Data excerpt:
"""

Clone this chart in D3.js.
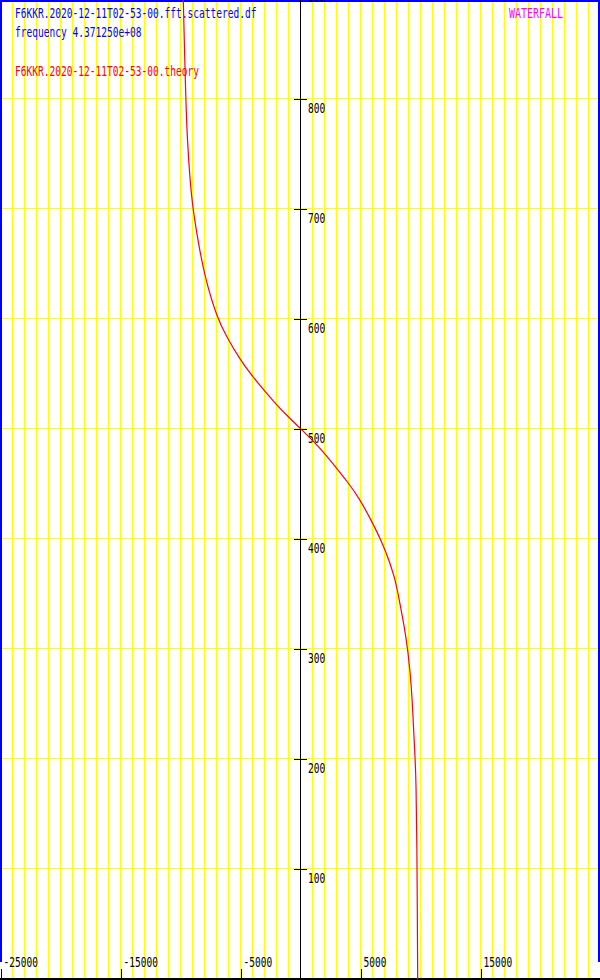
<!DOCTYPE html>
<html>
<head>
<meta charset="utf-8">
<script src="https://cdn.jsdelivr.net/npm/d3@7/dist/d3.min.js"></script>
<style>
  html, body { margin: 0; padding: 0; background: #fff; }
  svg { display: block; }
</style>
</head>
<body>
<svg id="chart" width="600" height="980"></svg>
<script>
// ---- data ----
const timeValues = [890, 801, 763, 727, 701, 666, 636, 601, 584, 563, 550, 536, 523, 512, 501,
                    490, 478, 465, 453, 438, 418, 397, 381, 365, 357, 309, 279, 257, 224, 202, 179, 134, 0];
const dopplerValues = [-9725, -9525, -9390, -9170, -8940, -8420, -7880, -6900, -6120, -4980, -4100, -3050, -2020, -1050, 0,
                       1040, 2050, 3020, 3900, 4900, 5900, 6850, 7420, 7880, 8060, 8900, 9180, 9340, 9480, 9590, 9670, 9740, 9808];
const xTickLabels = [-25000, -15000, -5000, 5000, 15000];
const yTickLabels = [100, 200, 300, 400, 500, 600, 700, 800, 900];
const xGridValues = d3.range(-24000, 25000, 1000);
const titleLines = ["F6KKR.2020-12-11T02-53-00.fft.scattered.df", "frequency 4.371250e+08"];
const theoryLabel = "F6KKR.2020-12-11T02-53-00.theory";
const cornerLabel = "WATERFALL";

// ---- layout ----
const W = 600, H = 980;
const svg = d3.select("#chart");
const x = d3.scaleLinear().domain([-25000, 25000]).range([0, 600]);
const y = d3.scaleLinear().domain([0, 890]).range([979.5, 0]);
const charW = 5.75;
const font = "'DejaVu Sans Mono', 'Liberation Mono', monospace";

function addText(g, str, xp, yp, color) {
  return g.append("text")
    .attr("x", xp).attr("y", yp)
    .attr("fill", color)
    .attr("font-family", font)
    .attr("font-size", 13.5)
    .attr("textLength", str.length * charW)
    .attr("lengthAdjust", "spacingAndGlyphs")
    .text(str);
}

// grid
const grid = svg.append("g").attr("shape-rendering", "crispEdges");
grid.selectAll("line.vx").data(xGridValues).join("line")
  .attr("x1", d => Math.round(x(d)) + 0.5).attr("x2", d => Math.round(x(d)) + 0.5)
  .attr("y1", 0).attr("y2", H)
  .attr("stroke", "#ffff00").attr("stroke-width", 1);
grid.selectAll("line.hy").data(yTickLabels.slice(0, 8)).join("line")
  .attr("x1", 0).attr("x2", W)
  .attr("y1", d => Math.round(y(d)) - 0.5).attr("y2", d => Math.round(y(d)) - 0.5)
  .attr("stroke", "#ffff00").attr("stroke-width", 1);

// blue frame (left, top, right)
const frame = svg.append("g").attr("shape-rendering", "crispEdges");
frame.append("path")
  .attr("d", "M1,962 L1,1 L599,1 L599,962")
  .attr("fill", "none").attr("stroke", "#0000ff").attr("stroke-width", 2);

// vertical axis at x=0
const yAxisG = svg.append("g")
  .attr("transform", `translate(${x(0)},0)`)
  .attr("shape-rendering", "crispEdges")
  .call(d3.axisRight(y).tickValues(yTickLabels).tickSize(7).tickFormat(d3.format("d")));
yAxisG.select(".domain").remove();
yAxisG.append("line").attr("x1", 0.5).attr("x2", 0.5).attr("y1", 0).attr("y2", H)
  .attr("stroke", "#000").attr("stroke-width", 1);
yAxisG.selectAll(".tick line").attr("x1", -6).attr("x2", 7).attr("stroke", "#000")
  .attr("transform", "translate(0,-0.5)");
yAxisG.selectAll(".tick text").each(function(d) {
  const t = d3.select(this);
  const s = String(d);
  t.attr("x", 8).attr("y", 13).attr("dy", null)
   .attr("fill", "#000").attr("font-family", font).attr("font-size", 13.5)
   .attr("text-anchor", "start")
   .attr("textLength", s.length * charW).attr("lengthAdjust", "spacingAndGlyphs");
});

// bottom axis
const xAxisG = svg.append("g")
  .attr("transform", `translate(0,979)`)
  .attr("shape-rendering", "crispEdges")
  .call(d3.axisTop(x).tickValues(xTickLabels).tickSize(10).tickSizeOuter(0).tickFormat(d3.format("d")));
xAxisG.select(".domain").attr("stroke", "#000").attr("stroke-width", 2)
  .attr("d", `M0,0H${W}`);
xAxisG.selectAll(".tick line").attr("stroke", "#000").attr("stroke-width", 1)
  .attr("transform", "translate(0.5,0)");
xAxisG.selectAll(".tick text").each(function(d) {
  const t = d3.select(this);
  const s = d3.format("d")(d).replace("−", "-");
  t.text(s).attr("x", 3).attr("y", -12).attr("dy", null)
   .attr("fill", "#000").attr("font-family", font).attr("font-size", 13.5)
   .attr("text-anchor", "start")
   .attr("textLength", s.length * charW).attr("lengthAdjust", "spacingAndGlyphs");
});

// texts
const tg = svg.append("g");
addText(tg, titleLines[0], 15, 18, "#0000ff");
addText(tg, titleLines[1], 15, 37, "#0000ff");
addText(tg, theoryLabel, 15, 76, "#ff0000");
addText(tg, cornerLabel, 509, 18, "#ff00ff").attr("textLength", cornerLabel.length * 6);

// curve
const pts = timeValues.map((t, i) => [dopplerValues[i], t]);
const line = d3.line().x(d => x(d[0])).y(d => y(d[1])).curve(d3.curveBasis);
svg.append("path")
  .datum(pts.slice().sort((a, b) => b[1] - a[1]))
  .attr("d", line)
  .attr("fill", "none").attr("stroke", "#ff0000").attr("stroke-width", 1.2);
</script>
</body>
</html>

"""

Direction:
Repeat the lines above exactly, and keep every picture out.

Final result:
Clone this chart in D3.js.
<!DOCTYPE html>
<html>
<head>
<meta charset="utf-8">
<script src="https://cdn.jsdelivr.net/npm/d3@7/dist/d3.min.js"></script>
<style>
  html, body { margin: 0; padding: 0; background: #fff; }
  svg { display: block; }
</style>
</head>
<body>
<svg id="chart" width="600" height="980"></svg>
<script>
// ---- data ----
const timeValues = [890, 801, 763, 727, 701, 666, 636, 601, 584, 563, 550, 536, 523, 512, 501,
                    490, 478, 465, 453, 438, 418, 397, 381, 365, 357, 309, 279, 257, 224, 202, 179, 134, 0];
const dopplerValues = [-9725, -9525, -9390, -9170, -8940, -8420, -7880, -6900, -6120, -4980, -4100, -3050, -2020, -1050, 0,
                       1040, 2050, 3020, 3900, 4900, 5900, 6850, 7420, 7880, 8060, 8900, 9180, 9340, 9480, 9590, 9670, 9740, 9808];
const xTickLabels = [-25000, -15000, -5000, 5000, 15000];
const yTickLabels = [100, 200, 300, 400, 500, 600, 700, 800, 900];
const xGridValues = d3.range(-24000, 25000, 1000);
const titleLines = ["F6KKR.2020-12-11T02-53-00.fft.scattered.df", "frequency 4.371250e+08"];
const theoryLabel = "F6KKR.2020-12-11T02-53-00.theory";
const cornerLabel = "WATERFALL";

// ---- layout ----
const W = 600, H = 980;
const svg = d3.select("#chart");
const x = d3.scaleLinear().domain([-25000, 25000]).range([0, 600]);
const y = d3.scaleLinear().domain([0, 890]).range([979.5, 0]);
const charW = 5.75;
const font = "'DejaVu Sans Mono', 'Liberation Mono', monospace";

function addText(g, str, xp, yp, color) {
  return g.append("text")
    .attr("x", xp).attr("y", yp)
    .attr("fill", color)
    .attr("font-family", font)
    .attr("font-size", 13.5)
    .attr("textLength", str.length * charW)
    .attr("lengthAdjust", "spacingAndGlyphs")
    .text(str);
}

// grid
const grid = svg.append("g").attr("shape-rendering", "crispEdges");
grid.selectAll("line.vx").data(xGridValues).join("line")
  .attr("x1", d => Math.round(x(d)) + 0.5).attr("x2", d => Math.round(x(d)) + 0.5)
  .attr("y1", 0).attr("y2", H)
  .attr("stroke", "#ffff00").attr("stroke-width", 1);
grid.selectAll("line.hy").data(yTickLabels.slice(0, 8)).join("line")
  .attr("x1", 0).attr("x2", W)
  .attr("y1", d => Math.round(y(d)) - 0.5).attr("y2", d => Math.round(y(d)) - 0.5)
  .attr("stroke", "#ffff00").attr("stroke-width", 1);

// blue frame (left, top, right)
const frame = svg.append("g").attr("shape-rendering", "crispEdges");
frame.append("path")
  .attr("d", "M1,962 L1,1 L599,1 L599,962")
  .attr("fill", "none").attr("stroke", "#0000ff").attr("stroke-width", 2);

// vertical axis at x=0
const yAxisG = svg.append("g")
  .attr("transform", `translate(${x(0)},0)`)
  .attr("shape-rendering", "crispEdges")
  .call(d3.axisRight(y).tickValues(yTickLabels).tickSize(7).tickFormat(d3.format("d")));
yAxisG.select(".domain").remove();
yAxisG.append("line").attr("x1", 0.5).attr("x2", 0.5).attr("y1", 0).attr("y2", H)
  .attr("stroke", "#000").attr("stroke-width", 1);
yAxisG.selectAll(".tick line").attr("x1", -6).attr("x2", 7).attr("stroke", "#000")
  .attr("transform", "translate(0,-0.5)");
yAxisG.selectAll(".tick text").each(function(d) {
  const t = d3.select(this);
  const s = String(d);
  t.attr("x", 8).attr("y", 13).attr("dy", null)
   .attr("fill", "#000").attr("font-family", font).attr("font-size", 13.5)
   .attr("text-anchor", "start")
   .attr("textLength", s.length * charW).attr("lengthAdjust", "spacingAndGlyphs");
});

// bottom axis
const xAxisG = svg.append("g")
  .attr("transform", `translate(0,979)`)
  .attr("shape-rendering", "crispEdges")
  .call(d3.axisTop(x).tickValues(xTickLabels).tickSize(10).tickSizeOuter(0).tickFormat(d3.format("d")));
xAxisG.select(".domain").attr("stroke", "#000").attr("stroke-width", 2)
  .attr("d", `M0,0H${W}`);
xAxisG.selectAll(".tick line").attr("stroke", "#000").attr("stroke-width", 1)
  .attr("transform", "translate(0.5,0)");
xAxisG.selectAll(".tick text").each(function(d) {
  const t = d3.select(this);
  const s = d3.format("d")(d).replace("−", "-");
  t.text(s).attr("x", 3).attr("y", -12).attr("dy", null)
   .attr("fill", "#000").attr("font-family", font).attr("font-size", 13.5)
   .attr("text-anchor", "start")
   .attr("textLength", s.length * charW).attr("lengthAdjust", "spacingAndGlyphs");
});

// texts
const tg = svg.append("g");
addText(tg, titleLines[0], 15, 18, "#0000ff");
addText(tg, titleLines[1], 15, 37, "#0000ff");
addText(tg, theoryLabel, 15, 76, "#ff0000");
addText(tg, cornerLabel, 509, 18, "#ff00ff").attr("textLength", cornerLabel.length * 6);

// curve
const pts = timeValues.map((t, i) => [dopplerValues[i], t]);
const line = d3.line().x(d => x(d[0])).y(d => y(d[1])).curve(d3.curveBasis);
svg.append("path")
  .datum(pts.slice().sort((a, b) => b[1] - a[1]))
  .attr("d", line)
  .attr("fill", "none").attr("stroke", "#ff0000").attr("stroke-width", 1.2);
</script>
</body>
</html>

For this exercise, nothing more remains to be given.